Heard this today. Amazing how we use a-word-in-a-phrase with no idea whatsover what that word means.

What's a gamut?
October 19, 2007, 12:13
jerry thomas
Gamut
October 20, 2007, 19:45
Caterwauller
That is a really odd word and an odd phrase. So it was "the gamut" as in "the entire scale"?

And why are we always running the gamut - why never walking or skipping?


*******
"Happiness is not something ready made. It comes from your own actions.
~Dalai Lama
October 20, 2007, 20:52
Kalleh
Interesting word. I looked it up in the online OED, and their 4th definition seemed the most relevant.

~ Their first comes from 1530 and is "The first or lowest note in the mediæval scale of music, answering to the modern G on the lowest line of the bass stave."

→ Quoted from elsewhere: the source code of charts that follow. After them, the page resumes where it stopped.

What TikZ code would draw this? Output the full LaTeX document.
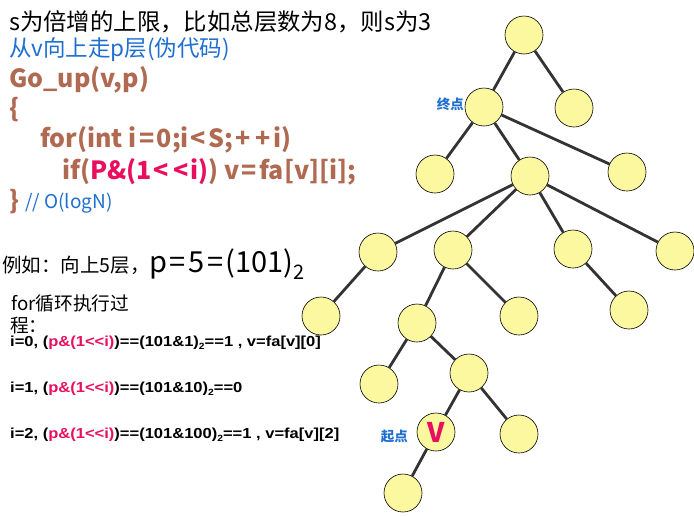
\documentclass[tikz,border=0pt]{standalone}
\usepackage{fontspec}
\setmainfont{Noto Sans CJK SC}[Ligatures=NoCommon]
\newfontfamily\arialb{Liberation Sans}[FakeStretch=1.14]
\definecolor{nodefill}{HTML}{FCF8A0}
\definecolor{edgecol}{HTML}{333333}
\definecolor{codebrown}{HTML}{B06A52}
\definecolor{hotpink}{HTML}{E8105E}
\definecolor{textblue}{HTML}{1E6FD0}
\newcommand{\spc}[1]{\kern2.5pt#1\kern2.5pt}
\newcommand{\ltsym}{\kern2pt{<}\kern2pt}
\tikzset{
  tn/.style={circle, draw=black, line width=0.6pt, fill=nodefill, minimum size=38pt, inner sep=0pt},
  edge/.style={draw=edgecol, line width=2.8pt},
  txt/.style={anchor=west, inner sep=0pt},
  code/.style={txt, text=codebrown, font=\fontsize{25}{25}\selectfont\bfseries},
  trace/.style={txt, font=\arialb\fontsize{14.5}{14.5}\selectfont\bfseries},
  lbl/.style={text=textblue, font=\fontsize{13.5}{13.5}\selectfont\bfseries, inner sep=0pt}
}
\begin{document}
\begin{tikzpicture}[x=1pt,y=-1pt]
\useasboundingbox (0,0) rectangle (694,517);
% texts
\node[txt, font=\fontsize{23.4}{23.4}\selectfont] (t1) at (9,22) {s为倍增的上限，比如总层数为8，则s为3};
\node[txt, text=textblue, font=\fontsize{22.5}{22.5}\selectfont] (t2) at (9,50) {从v向上走p层(伪代码)};
\node[code] (t3) at (9,80) {Go\_up(v,p)};
\node[code] (t4) at (9,110) {\{};
\node[code] (t5) at (40,140) {for(int i\spc{=}0;i\ltsym S;\spc{+}\spc{+}i)};
\node[code] (t6) at (62,172) {if(\textcolor{hotpink}{P\&(1\ltsym\ltsym i)}) v\spc{=}fa[v][i];};
\node[code] (t7) at (9,202) {\}};
\node[txt, text=textblue, font=\fontsize{19}{19}\selectfont] (t8) at (25,203) {// O(logN)};
\node[txt] (t9) at (2,264) {{\fontsize{19.5}{19.5}\selectfont 例如：向上5层，}{\fontsize{29}{29}\selectfont p\spc{=}5\spc{=}(101)\raisebox{-7pt}{\fontsize{20}{20}\selectfont 2}}};
\node[txt, font=\fontsize{18.7}{18.7}\selectfont] (t10) at (11,303) {for循环执行过};
\node[txt, font=\fontsize{18.7}{18.7}\selectfont] (t11) at (10,326) {程：};
\node[trace] (t12) at (10,343) {i=0, (\textcolor{hotpink}{p\&(1<<i)})==(101\&1)\raisebox{-3pt}{\fontsize{9}{9}\selectfont 2}==1 , v=fa[v][0]};
\node[trace] (t13) at (10,389) {i=1, (\textcolor{hotpink}{p\&(1<<i)})==(101\&10)\raisebox{-3pt}{\fontsize{9}{9}\selectfont 2}==0};
\node[trace] (t14) at (10,435) {i=2, (\textcolor{hotpink}{p\&(1<<i)})==(101\&100)\raisebox{-3pt}{\fontsize{9}{9}\selectfont 2}==1 , v=fa[v][2]};
% tree nodes
\node[tn] (r) at (524,35) {};
\node[tn] (a) at (484,107) {};
\node[tn] (b) at (574,108) {};
\node[tn] (c) at (435,174) {};
\node[tn] (d) at (530,176) {};
\node[tn] (e) at (627,172) {};
\node[tn] (f) at (378,252) {};
\node[tn] (g) at (453,250) {};
\node[tn] (h) at (573,249) {};
\node[tn] (k) at (675,251) {};
\node[tn] (l) at (321,316) {};
\node[tn] (m) at (417,323) {};
\node[tn] (n) at (519,316) {};
\node[tn] (o) at (629,310) {};
\node[tn] (p) at (379,384) {};
\node[tn] (q) at (469,373) {};
\node[tn, text=hotpink, font=\fontsize{27}{27}\selectfont\bfseries] (v) at (436,432) {V};
\node[tn] (w) at (519,434) {};
\node[tn] (x) at (403,493) {};
% edges
\foreach \s/\t in {r/a,r/b,a/c,a/d,a/e,d/f,d/g,d/h,d/k,f/l,g/m,g/n,h/o,m/p,m/q,q/v,q/w,v/x}
  \draw[edge] (\s) -- (\t);
% labels
\node[lbl, anchor=east] (zd) at (464,104) {终点};
\node[lbl, anchor=east] (qd) at (408,436) {起点};
\end{tikzpicture}
\end{document}
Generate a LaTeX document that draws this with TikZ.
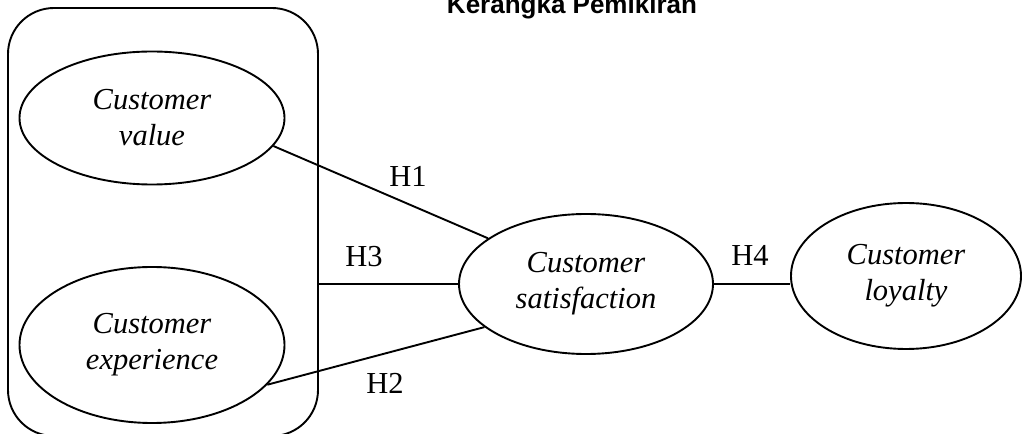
\documentclass[tikz,border=0pt]{standalone}
\usepackage{fontspec}
\setmainfont{Liberation Serif}
\newfontfamily\titlefont{Liberation Sans}
\usetikzlibrary{shapes.geometric}
\tikzset{
  x=1bp, y=-1bp,
  var/.style={draw, ellipse, inner sep=0pt, align=center, line width=1.9bp,
    font=\fontsize{30.5bp}{36bp}\selectfont\itshape},
  hyp/.style={inner sep=0pt, font=\fontsize{30.5bp}{36bp}\selectfont},
  link/.style={draw, line width=1.9bp},
}
\begin{document}
\begin{tikzpicture}
\useasboundingbox (0,0) rectangle (1025,434);
\clip (0,0) rectangle (1025,434);
\node[inner sep=0pt, anchor=base, font=\titlefont\fontsize{26bp}{30bp}\selectfont\bfseries] (title) at (572,14) {Kerangka Pemikiran};
\node[draw, rectangle, rounded corners=46bp, minimum width=310bp, minimum height=428bp, inner sep=0pt, line width=1.9bp] (box) at (163,222) {};
\node[var, minimum width=265bp, minimum height=133bp] (val) at (152,118) {Customer\\value};
\node[var, minimum width=265bp, minimum height=156bp] (exp) at (152,345) {Customer\\experience};
\node[var, minimum width=254bp, minimum height=140bp] (sat) at (586,284) {Customer\\satisfaction};
\node[var, minimum width=230bp, minimum height=146bp] (loy) at (906,276) {Customer\\loyalty};
\draw[link] (val.-13.6) -- (sat.155.6);
\draw[link] (exp.-19.2) -- (sat.-157.3);
\draw[link] (box.east |- sat.west) -- (sat.west);
\draw[link] (sat.east) -- (sat.east -| loy.west);
\node[hyp] (h1) at (408,176) {H1};
\node[hyp] (h3) at (364,257) {H3};
\node[hyp] (h2) at (385,383) {H2};
\node[hyp] (h4) at (750,255) {H4};
\end{tikzpicture}
\end{document}
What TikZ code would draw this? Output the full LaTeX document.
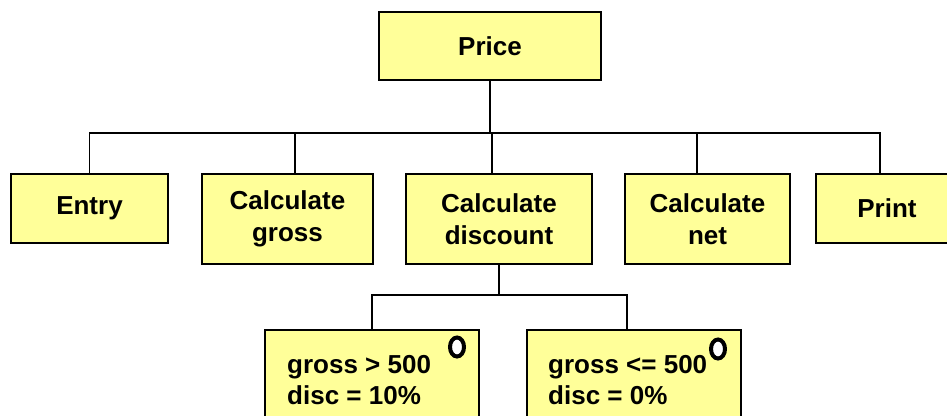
\documentclass[tikz,border=0pt]{standalone}
\usepackage{fontspec}
\setmainfont{Liberation Sans}
\usetikzlibrary{shapes.geometric}
\definecolor{boxyellow}{HTML}{FFFF99}
\tikzset{
  module/.style={draw=black, line width=2.2pt, fill=boxyellow, align=center,
    inner sep=0pt, font=\bfseries\fontsize{26}{32}\selectfont},
  cond/.style={anchor=base west, inner sep=0pt, font=\bfseries\fontsize{26}{31}\selectfont},
  link/.style={line width=1.5pt},
  selmark/.style={draw, ellipse, line width=4pt, fill=white,
    minimum width=14pt, minimum height=19pt, inner sep=0pt}
}
\begin{document}
\begin{tikzpicture}[x=1pt, y=-1pt]
    \clip (0,0) rectangle (947,415);

    % top and second level
    \node[module, minimum width=222pt, minimum height=68pt] (price) at (490,46) {Price};
    \coordinate (bus) at (491,133);

    \node[module, minimum width=157pt, minimum height=69pt] (entry) at (89.5,208.5) {Entry};
    \node[module, minimum width=171pt, minimum height=90pt] (gross) at (287.5,219) {Calculate\\gross};
    \node[module, minimum width=186pt, minimum height=90pt] (discount) at (499,219) {Calculate\\discount};
    \node[module, minimum width=165pt, minimum height=90pt] (net) at (707.5,219) {Calculate\\net};
    \node[module, minimum width=142pt, minimum height=69pt] (print) at (887,208.5) {Print};

    \draw[link] (price.south) -- (price.south |- bus);
    \draw[link] (entry.north) |- (bus);
    \draw[link] ([xshift=7.5pt]gross.north) |- (bus);
    \draw[link] ([xshift=-7pt]discount.north) |- (bus);
    \draw[link] ([xshift=-10.5pt]net.north) |- (bus);
    \draw[link] ([xshift=-7pt]print.north) |- (bus);

    % selection under discount
    \coordinate (subbus) at (499,295);
    \node[module, minimum width=214pt, minimum height=110pt] (big) at (372,385) {};
    \node[module, minimum width=214pt, minimum height=110pt] (small) at (634,385) {};

    \draw[link] (discount.south) -- (subbus);
    \draw[link] (big.north) |- (subbus);
    \draw[link] ([xshift=-7pt]small.north) |- (subbus);

    \node[cond] (bigcond) at (287,373) {gross > 500};
    \node[cond] (bigdisc) at (287,404) {disc = 10\%};
    \node[cond] (smallcond) at (548,373) {gross <= 500};
    \node[cond] (smalldisc) at (548,404) {disc = 0\%};

    \node[selmark] (bigsel) at (457,347) {};
    \node[selmark] (smallsel) at (718,349) {};
\end{tikzpicture}
\end{document}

~ The next comes from 1529, and is The 'Great Scale.'

~ Hence in later use (from 1709): "The whole series of notes that are recognized by musicians. Sometimes also used for: The major diatonic scale, or the ‘scale’ recognized by any particular people, or at any period."

~ Next up is from 1626, and most relevant for our current usage: "The whole scale, range, or compass of a thing." For this use, they have 2 relevant quotes, one from Burton and one from Harper's Mag.: (1) 1864 BURTON Scot Abr. III. i. 122 He ran over the gamut of Latin metre. (2) 1883 Harper's Mag. 822/2 The..stocks were running..up and down the gamut from $1 to $700 a share.

~ Lastly they combine it with "string" for "gamut-string," from 1674.